At least 76 Rohingya asylum seekers have come ashore in Indonesia’s Aceh province, local officials said yesterday, a reminder of the humanitarian emergency that continues to unfold on the border between Bangladesh and Myanmar.
According to report by the Associated Press, which quoted local police chief Nova Suryandaru, a small wooden boat carrying “more than 100” people, most of them women and children, ran aground in Pereulak region in East Aceh on Wednesday.
The landing came after the boat’s engine broke down close to shore, which Nova said he suspected may have been the result of sabotage by illegal traffickers so that the refugees would not be pushed back out to sea. He said that the vessel had set off from the refugee camps of Cox’s Bazar in southeastern Bangladesh with the intention of reaching Malaysia.
In a separate report, Reuters put the number on the boat at “more than 70,” including 40 men, 32 women, and four children. Nova added that authorities were collecting information about the identities of those aboard, who had been sent to temporary shelters.
The boat’s arrival is a reminder of the humanitarian crisis that persists in southeastern Bangladesh, where around 1 million Rohingya dwell in sprawling refugee camps. The majority have been there since the Myanmar military launched a violent expulsion campaign in northern Rakhine State in August 2017, which killed at least 6,700 people, razed dozens of villages, and drove an estimated 740,000 people across the border into Bangladesh.
While boats have been issuing forth from Bangladesh and Rakhine State in Myanmar for more than a decade, the numbers have increased markedly since 2017. Most are seeking sanctuary in other parts of Southeast Asia, particularly in Muslim-majority Malaysia and Indonesia, despite facing an increasingly hostile reception in both nations.
Faced with a wave of arrivals, the Indonesian government has pledged to crack down on the people smugglers who facilitate the perilous ocean voyages from Bangladesh and Myanmar. The fact that these traffickers may have deliberately sabotaged their own vessel’s engines in order to prevent it from being turned away seems to represent a response to these efforts.
The number of people willing to undertake these dangerous ocean voyages has increased steadily since the military coup in February 2021. According to data from the U.N. refugee agency UNHCR, more than 7,800 Rohingya attempted to flee Bangladesh by sea in 2024 – an 80 percent increase compared to 2023, when nearly 4,500 Rohingya made the attempt. In 2021, only around 700 people attempted to escape Bangladesh and Myanmar by sea.
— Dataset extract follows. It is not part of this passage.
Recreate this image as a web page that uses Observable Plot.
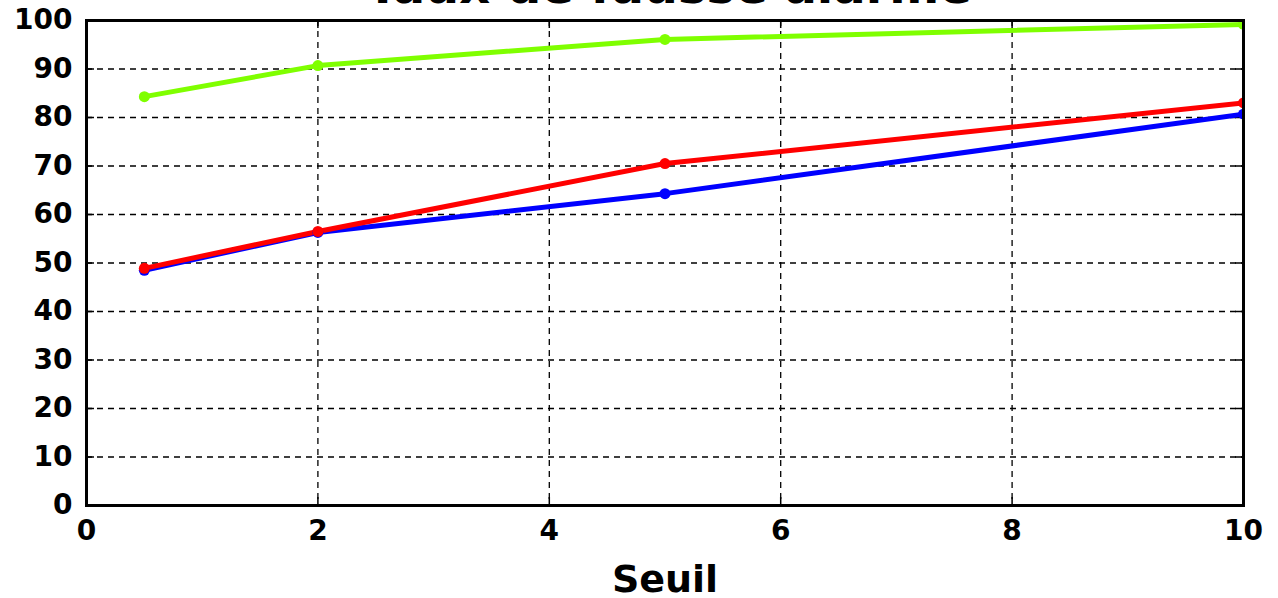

Last year, more than 650 people died or were reported missing en route, making it “one of the world’s most perilous journeys.”
This alarming upward trend seems set to continue in 2025. On January 8, UNHCR reported that a total of 460 men, women, and children had so far arrived by boat in Malaysia, Indonesia, and Sri Lanka, including more than 260 weak and hungry refugees, mostly women and children, who landed at Aceh’s Pereulak village on January 5.
As the International Crisis Group wrote in a report in November 2023, the rising numbers can be explained by a number of factors. One is the resumption of civil war in Rakhine State over the past few years, which has complicated the goal of voluntarily repatriating Rohingya from Bangladesh. At the same time, international agencies have been forced to slash their assistance to the camps in Cox’s Bazar, where crime is now rampant, and where the Bangladeshi authorities, fearing the refugees becoming a permanent presence in their country, have allowed them few opportunities for employment or education.
Facing such conditions it should come as no surprise that increasing numbers of people would rather roll the dice on an ocean escape than remain in the limbo of the camps.